TFL(Transport For London: ロンドン交通局)は地下鉄、バス、自転車、船、ケーブルカーまで、タクシー以外のすべてのロンドン市内の“足”を取りまとめている。従って、徒歩や車で移動する人以外のほとんどが利用するわけで、その収益は決して少なくない。それでも、攻めの姿勢を崩さないロンドン市長のボリス・ジョンソン氏は、運賃以外からの収益を10年で35億ポンド(6,400億円)にするという目標を掲げ、次々にユニークな施策を打ち出している。
先日、東京メトロが高架下での野菜の栽培、販売を始めるという記事を読んだが、ロンドンでは同様の取り組みをすでに昨年スタートしており、ミシュランのスターシェフが参加するなど盛り上がりを見せている。一つ目のユニークな事例は、昨年のサッカーW杯の期間中に、試合結果をリアルタイムで駅構内に表示したサービスだ。新たな広告枠として、ロンドン市内の計140駅で、通常は電車の発着情報を表示する電光掲示板400カ所に試合結果を表示した。期間中の約1カ月余りで、速報を440万回も流したというから、サッカーファンの多いロンドンで受け入れられないはずもない。これには、スポーツ専門チャンネルのESPNが、協賛費用として10万ポンド(約1,800万円)をTFLに支払ったという。
昨年初めに、ロンドンのシェアサイクルのスポンサー、バークレイズ銀行の撤退について当コラムで紹介したが、新たなスポンサーが同じく金融機関のサンタンデールに決まった。7年契約で4,300万ポンド(約75億円)を支払ってスポンサーとなったスペインに本社を置く同行は、英国内の中小の銀行を買収して着実にシェアを伸ばしている。
同行はまた、世界ランキング1位のプロゴルファー、ローリー・マキロイやF1レーサーのジェイソン・バトンなど英国を代表するスポーツ選手を、企業の顔として広告塔に起用していることでも知られている。昨年の顧客増加数はトップだった(2015年1月22日付テレグラフ紙デジタル版)。今回のシェアサイクルのスポンサー枠は、「英国の顔」を目指すサンタンデールとしては願ってもないチャンスだったのかもしれない。

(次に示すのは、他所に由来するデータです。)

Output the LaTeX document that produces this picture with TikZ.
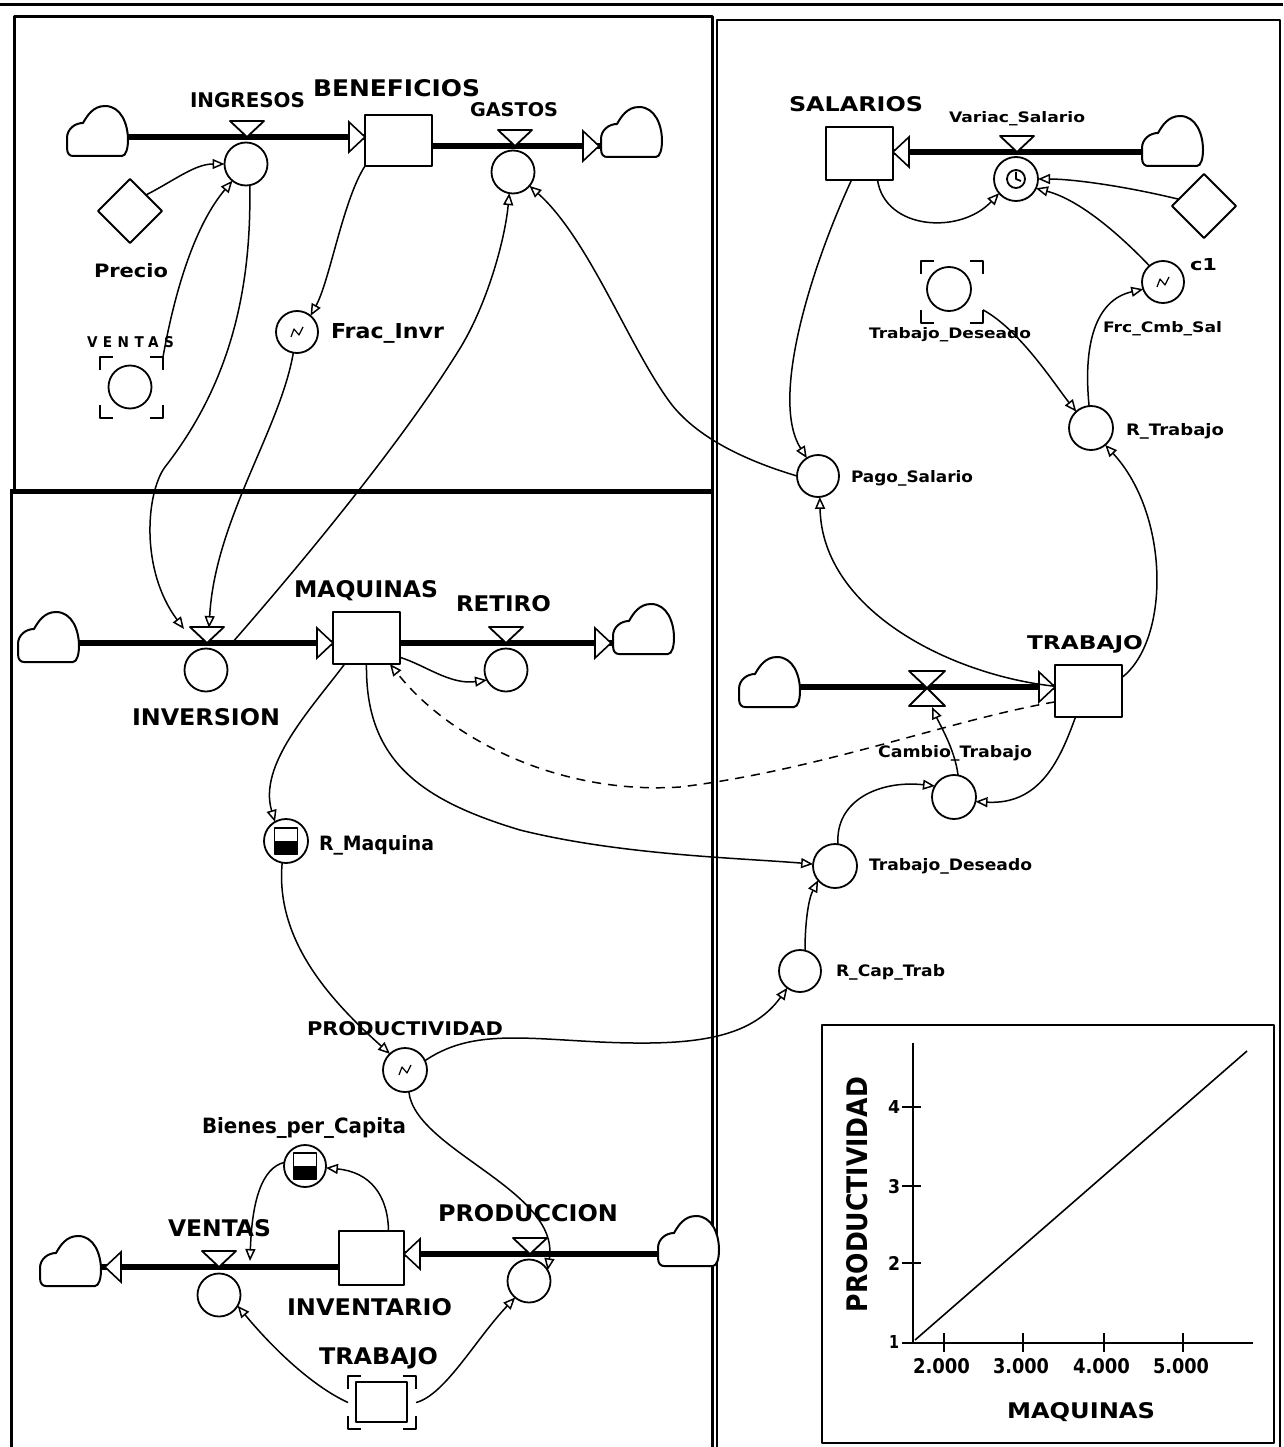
\documentclass[tikz,border=0pt]{standalone}
\usepackage{fontspec}
\usepackage{graphicx}
\setmainfont{DejaVu Sans}
\newfontfamily\spacedfont[LetterSpace=40]{DejaVu Sans}
\usetikzlibrary{arrows.meta,shapes.geometric,calc}
\newcommand\mylbl[6]{\node[lblnode] (#1) at (#2,#3) {\resizebox{#4pt}{#5pt}{\bfseries #6}};}
\newcommand\flowtip[2]{\draw[farr] ($(#1)+(#2*-16,-15)$) -- (#1) -- ($(#1)+(#2*-16,15)$) -- cycle;}
\newcommand\valvetri[1]{\draw[vtri] ($(#1)+(-17,-16)$) -- ($(#1)+(17,-16)$) -- (#1) -- cycle;}
\newcommand\ghostbrk[1]{%
  \draw[brk] ($(#1.north west)+(0,13)$) -- (#1.north west) -- ($(#1.north west)+(13,0)$);
  \draw[brk] ($(#1.north east)+(-13,0)$) -- (#1.north east) -- ($(#1.north east)+(0,13)$);
  \draw[brk] ($(#1.south west)+(0,-13)$) -- (#1.south west) -- ($(#1.south west)+(13,0)$);
  \draw[brk] ($(#1.south east)+(-13,0)$) -- (#1.south east) -- ($(#1.south east)+(0,-13)$);}
\tikzset{
  stock/.style={draw, line width=2.6, fill=white, rectangle, inner sep=0, outer sep=0},
  aux/.style={draw, line width=1.8, fill=white, circle, inner sep=0, outer sep=0, minimum size=#1},
  aux/.default=43,
  dmd/.style={draw, line width=1.8, fill=white, diamond, aspect=1, inner sep=0, outer sep=0, minimum width=64, minimum height=64},
  ghostb/.style={rectangle, inner sep=0, outer sep=0},
  brk/.style={line width=2.4},
  pipe/.style={line width=5.5},
  farr/.style={line width=1.6, fill=white, line join=miter},
  vtri/.style={line width=1.8, fill=white},
  link/.style={line width=1.5, -{Triangle[open, length=12pt, width=10pt]}},
  dlink/.style={link, dash pattern=on 9pt off 7pt},
  lblnode/.style={anchor=base west, inner sep=0, outer sep=0},
  frame/.style={line width=3},
  cloudpic/.pic={\draw[line width=2, fill=white] (-24,24) -- (25,24) .. controls (29,24) and (31,16) .. (31,8) .. controls (31,-8) and (24,-26) .. (8,-26) .. controls (-4,-26) and (-10,-16) .. (-14,-9) .. controls (-22,-9) and (-30,-3) .. (-30,6) -- (-30,16) .. controls (-30,22) and (-27,24) .. (-24,24) -- cycle;},
  squig/.pic={\draw[line width=1.2] (-6,5) -- (-3,-3) -- (2,3) -- (6,-5);},
  clockpic/.pic={\draw[line width=1.8] (0,0) circle[radius=9]; \draw[line width=1.8] (0,-7) -- (0,0) -- (5,2);},
  tablepic/.pic={\draw[line width=1.8] (-11.5,-13) rectangle (11.5,13); \fill (-11.5,0) rectangle (11.5,13);}
}
\begin{document}
\begin{tikzpicture}[x=1pt,y=-1pt,line join=round]
\useasboundingbox (0,0) rectangle (1283,1447);
\fill[white] (0,0) rectangle (1283,1447);
% frames
\draw[line width=3] (0,5) -- (1283,5);
\draw[frame] (14,491) -- (14,17) -- (712,17) -- (712,1450);
\draw[frame] (11,491) -- (11,1450);
\draw[line width=5] (10,491) -- (712,491);
\draw[line width=2.2] (717,1450) -- (717,20) -- (1280,20) -- (1280,1450);

% ---------- nodes ----------
\node[stock, minimum width=67, minimum height=51] (ben) at (398.5,140.5) {};
\node[stock, minimum width=67, minimum height=53] (sal) at (859.5,153.5) {};
\node[stock, minimum width=67, minimum height=52] (maq) at (366.5,638) {};
\node[stock, minimum width=67, minimum height=52] (trab) at (1088.5,691) {};
\node[stock, minimum width=65, minimum height=54] (inv) at (371.5,1258) {};
\node[stock, minimum width=51, minimum height=40] (tgh) at (381.5,1402) {};
\node[ghostb, minimum width=68, minimum height=53] (tgb) at (382,1402.5) {};
\ghostbrk{tgb}

\node[aux] (ing) at (246,164) {};
\node[aux] (gast) at (513,172) {};
\node[aux] (invn) at (206,670) {};
\node[aux] (ret) at (506,670) {};
\node[aux] (vent) at (219,1295) {};
\node[aux] (prodn) at (529,1281) {};
\node[aux=44] (var) at (1016,179) {};
\node[aux=44] (camb) at (954,797) {};

\node[aux=42] (frac) at (297,332) {};
\node[aux=44] (rmaq) at (286,841) {};
\node[aux=44] (prod) at (405,1070) {};
\node[aux=42] (bien) at (305,1166) {};
\node[aux=42] (cc) at (1163,282) {};
\node[aux=44] (rtr) at (1091,428) {};
\node[aux=42] (pago) at (818,476) {};
\node[aux=44] (tdl) at (835,866) {};
\node[aux=42] (rcap) at (800,971) {};
\node[aux=44] (tdg) at (949,289) {};
\node[ghostb, minimum width=62, minimum height=62] (tdb) at (952,292) {};
\ghostbrk{tdb}
\node[aux=43] (vgc) at (130,387) {};
\node[ghostb, minimum width=63, minimum height=61] (vg) at (131.5,387.5) {};
\ghostbrk{vg}

\node[dmd] (prec) at (130,211) {};
\node[dmd] (dia) at (1204,206) {};

% ---------- clouds / valve coordinates ----------
\coordinate (clA) at (97,137);
\coordinate (clB) at (631,146);
\coordinate (clC) at (48,643);
\coordinate (clD) at (643,643);
\coordinate (clE) at (70,1267);
\coordinate (clF) at (688,1254);
\coordinate (clG) at (1172,152);
\coordinate (clH) at (769,687);
\coordinate (ingv) at (247,137);
\coordinate (gasv) at (515,146);
\coordinate (invv) at (207,643);
\coordinate (retv) at (506,643);
\coordinate (ventv) at (219,1267);
\coordinate (prodv) at (530,1254);
\coordinate (varv) at (1017,152);
\coordinate (cambv) at (927,688);

% pipes
\draw[pipe] (clA) -- (clA -| ben.west);
\draw[pipe] (ben.east |- clB) -- (clB);
\draw[pipe] (clC) -- (clC -| maq.west);
\draw[pipe] (maq.east |- clD) -- (clD);
\draw[pipe] (inv.west |- clE) -- (clE);
\draw[pipe] (clF) -- (clF -| inv.east);
\draw[pipe] (clG) -- (clG -| sal.east);
\draw[pipe] (clH) -- (clH -| trab.west);

% clouds
\pic at ($(clA)+(0,-5)$) {cloudpic};
\pic at ($(clB)+(0,-13)$) {cloudpic};
\pic at ($(clC)+(0,-5)$) {cloudpic};
\pic at ($(clD)+(0,-13)$) {cloudpic};
\pic at ($(clE)+(0,-5)$) {cloudpic};
\pic at ($(clF)+(0,-12)$) {cloudpic};
\pic at ($(clG)+(0,-10)$) {cloudpic};
\pic at ($(clH)+(0,-4)$) {cloudpic};

% valve triangles
\valvetri{ingv}
\valvetri{gasv}
\valvetri{invv}
\valvetri{retv}
\valvetri{ventv}
\valvetri{prodv}
\valvetri{varv}
\draw[vtri] ($(cambv)+(-18,-17)$) -- ($(cambv)+(18,-17)$) -- (cambv) -- cycle;
\draw[vtri] ($(cambv)+(-18,18)$) -- ($(cambv)+(18,18)$) -- (cambv) -- cycle;

% flow arrowheads
\flowtip{clA -| ben.west}{1}
\flowtip{$(clB)+(-32,0)$}{1}
\flowtip{clC -| maq.west}{1}
\flowtip{$(clD)+(-32,0)$}{1}
\flowtip{$(clE)+(35,0)$}{-1}
\flowtip{clF -| inv.east}{-1}
\flowtip{clG -| sal.east}{-1}
\flowtip{clH -| trab.west}{1}

% link end coordinates
\coordinate (invt1) at (184,629);
\coordinate (invt2) at (209,628);
\coordinate (invt3) at (232,643);
\coordinate (ventA) at (250,1261);
\coordinate (cvb) at (932,707);

% ---------- links ----------
\draw[link] (ben.south west) .. controls (343,200) and (330,280) .. (frac.50);
\draw[link] (prec.north east) .. controls (175,180) and (195,164) .. (ing.west);
\draw[link] (vg.north east) .. controls (175,290) and (195,225) .. (ing.231);
\draw[link] (ing.-80) .. controls (252,300) and (225,390) .. (165,467) .. controls (146,493) and (140,570) .. (invt1);
\draw[link] (frac.-100) .. controls (280,430) and (215,520) .. (invt2);
\draw[link] (invt3) .. controls (300,565) and (400,445) .. (459,350) .. controls (487,305) and (505,240) .. (gast.-100);
\draw[link] (pago.west) .. controls (750,462) and (700,440) .. (672,405) .. controls (630,350) and (590,240) .. (gast.-40);

\draw[link] (maq.-30) .. controls (425,665) and (450,685) .. (ret.208);
\draw[link] (maq.230) .. controls (310,710) and (258,765) .. (rmaq.120);
\draw[link] (maq.south) .. controls (365,760) and (420,800) .. (520,830) .. controls (620,855) and (740,858) .. (tdl.175);
\draw[dlink] (trab.198) .. controls (950,720) and (820,770) .. (680,787) .. controls (560,795) and (450,740) .. (maq.-48);
\draw[link] (rmaq.-100) .. controls (275,940) and (330,1000) .. (prod.133);
\draw[link] (prod.25) .. controls (470,1030) and (520,1038) .. (600,1042) .. controls (690,1046) and (750,1040) .. (rcap.233);
\draw[link] (prod.-80) .. controls (415,1150) and (560,1190) .. (prodn.30);
\draw[link] ([xshift=17]inv.north) .. controls (388,1195) and (370,1172) .. (bien.-5);
\draw[link] (bien.170) .. controls (262,1168) and (252,1200) .. (ventA);
\draw[link] (tgb.west) .. controls (310,1385) and (270,1345) .. (vent.-30);
\draw[link] (tgb.east) .. controls (445,1395) and (475,1340) .. (prodn.230);

\draw[link] ([xshift=18]sal.south) .. controls (885,230) and (960,235) .. (var.220);
\draw[link] (dia.165) .. controls (1120,185) and (1070,179) .. (var.0);
\draw[link] (cc.130) .. controls (1120,235) and (1080,200) .. (var.-25);
\draw[link] ([xshift=-8]sal.south) .. controls (810,270) and (770,400) .. (pago.122);
\draw[link] (tdb.-30) .. controls (1020,330) and (1055,385) .. (rtr.132);
\draw[link] (rtr.95) .. controls (1083,345) and (1095,300) .. (cc.200);
\draw[link] (trab.22) .. controls (1170,640) and (1170,515) .. (rtr.-50);
\draw[link] (trab.172) .. controls (950,675) and (822,610) .. (pago.-85);
\draw[link] ([xshift=4]camb.north) .. controls (955,750) and (940,725) .. (cvb);
\draw[link] ([xshift=-13]trab.south) .. controls (1060,760) and (1040,805) .. (camb.-12);
\draw[link] ([xshift=3]tdl.north) .. controls (835,800) and (880,780) .. (camb.150);
\draw[link] ([xshift=5]rcap.north) .. controls (805,925) and (808,900) .. (tdl.220);

% icons
\pic at (frac) {squig};
\pic at (prod) {squig};
\pic at (cc) {squig};
\pic at (var) {clockpic};
\pic at (rmaq) {tablepic};
\pic at (bien) {tablepic};

% ---------- labels ----------
\mylbl{lBen}{313}{97}{167}{17}{BENEFICIOS}
\mylbl{lIng}{190}{108}{115}{15}{INGRESOS}
\mylbl{lGas}{470}{117}{88}{14}{GASTOS}
\mylbl{lSal}{789}{112}{134}{15}{SALARIOS}
\mylbl{lMaq}{294}{597}{144}{17}{MAQUINAS}
\mylbl{lRet}{456}{611}{95}{16}{RETIRO}
\mylbl{lInv}{132}{725}{148}{17}{INVERSION}
\mylbl{lTrab}{1027}{649}{116}{14}{TRABAJO}
\mylbl{lProd}{307}{1035}{196}{14}{PRODUCTIVIDAD}
\mylbl{lVen}{168}{1236}{103}{17}{VENTAS}
\mylbl{lPcn}{438}{1221}{180}{17}{PRODUCCION}
\mylbl{lInvt}{287}{1315}{165}{17}{INVENTARIO}
\mylbl{lTgh}{319}{1364}{119}{17}{TRABAJO}
\mylbl{lPrec}{94}{277}{74}{14}{Precio}
\node[lblnode] (lVg) at (87,347) {\resizebox{87pt}{11pt}{\spacedfont\bfseries VENTAS}};
\mylbl{lFrac}{331}{338}{113}{15}{Frac\_Invr}
\mylbl{lRmaq}{319}{850}{115}{15}{R\_Maquina}
\mylbl{lBien}{202}{1133}{204}{16}{Bienes\_per\_Capita}
\mylbl{lVar}{949}{123}{136}{11}{Variac\_Salario}
\mylbl{lc1}{1190}{270}{27}{12}{c1}
\mylbl{lFrc}{1103}{332}{119}{11}{Frc\_Cmb\_Sal}
\mylbl{lTdg}{869}{338}{162}{11}{Trabajo\_Deseado}
\mylbl{lRtr}{1126}{435}{98}{12}{R\_Trabajo}
\mylbl{lPago}{851}{482}{122}{12}{Pago\_Salario}
\mylbl{lCamb}{878}{757}{154}{12}{Cambio\_Trabajo}
\mylbl{lTdl}{869}{870}{163}{12}{Trabajo\_Deseado}
\mylbl{lRcap}{836}{976}{109}{12}{R\_Cap\_Trab}

% ---------- chart ----------
\draw[line width=2.5] (822,1025) rectangle (1274,1443);
\draw[line width=2.5] (913,1043) -- (913,1343);
\draw[line width=2.5] (902,1343) -- (1253,1343);
\foreach \yy in {1107,1186,1263} {\draw[line width=2.5] (902,\yy) -- (921,\yy);}
\foreach \xx in {944,1023,1104,1183} {\draw[line width=2.5] (\xx,1333) -- (\xx,1352);}
\draw[line width=1.6] (915,1340) -- (1247,1051);
\mylbl{cMaq}{1007}{1418}{148}{16}{MAQUINAS}
\node[lblnode, rotate=90] (cProd) at (867,1312) {\resizebox{235pt}{21pt}{\bfseries PRODUCTIVIDAD}};
\mylbl{cx2}{913}{1373}{57}{15}{2.000}
\mylbl{cx3}{993}{1373}{56}{15}{3.000}
\mylbl{cx4}{1073}{1373}{57}{15}{4.000}
\mylbl{cx5}{1153}{1373}{56}{15}{5.000}
\mylbl{cy4}{888}{1113}{12}{13}{4}
\mylbl{cy3}{888}{1193}{12}{14}{3}
\mylbl{cy2}{888}{1270}{12}{14}{2}
\mylbl{cy1}{889}{1348}{10}{13}{1}
\end{tikzpicture}
\end{document}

このシェアサイクルは、ロンドン市長の名前をとって、通称「ボリスバイク」と呼ばれているが、正式名称はバークレイズバイクから「サンタンデールバイク」になった。しかし、その呼び名が長く言いづらいことを懸念するスポンサーに、市長が「私がボリス・ジョンソンからサンタンデール・ジョンソンに名前を変えようか」などと言って喜ばせたという。
同行のコーポレートカラーは赤。最後までスポンサー枠を競ったとされているコカコーラ社も赤。これが偶然なのかどうかは不明だが、水色よりはロンドンらしい色のように思える。いずれにしても現在、その自転車や自転車を止め置くステーションが水色から赤に塗り替えられており、街の景色も少しずつ変化している。
4月26日に行われたロンドンマラソンは、東京マラソンよりも多い約38,000人が参加と規模も大きいが、そこに75万人もの観戦者も加わるため、街中が大変混雑する。そしてこの機会をTFLが見逃すはずもない。
今年で2度目の大会スポンサーであるネスレウオーターは、昨年と同じく「バクストンウオーター」という自社のミネラルウオーターを出場者に配布するだけでなく、なんとコースの一部となっている「カナダウオーター」という地下鉄の駅名を、「バクストンウオーター」に改名し、駅名の看板も見事に変身させてしまった。ホームにある路線図までちゃんと変えているあたり、非常に芸が細かい。今までに例のない地下鉄とのこのコラボに支払った金額は約11万ポンド(約1,900万円)、1日限りとはいえ高くない出費かもしれない。
いろいろなものがメディアとなり得る今日、このようなTFLの取り組みには感心させられる。先日筆者が参加したカンファレンスで、国籍、居住地、性別、年齢、家族構成、職業などが違う生活者の広告マーケティングを検証するワークショップがあった。各グループが生活者の行動パターンを分析し、起床から就寝までに接触すると思われる広告メディアを発表したのだが、すべてのカテゴリーの生活者が接触した広告メディアは唯一「屋外広告」だけだった。文明が進化したとはいえ、「どこでもドア」がまだない今日、人が生活をする限り、外に出て様々な広告を目にする機会があると考えると、ロンドン中の人々の“足”を押さえているTFLの増収へのアイデアはまだまだ尽きそうにない。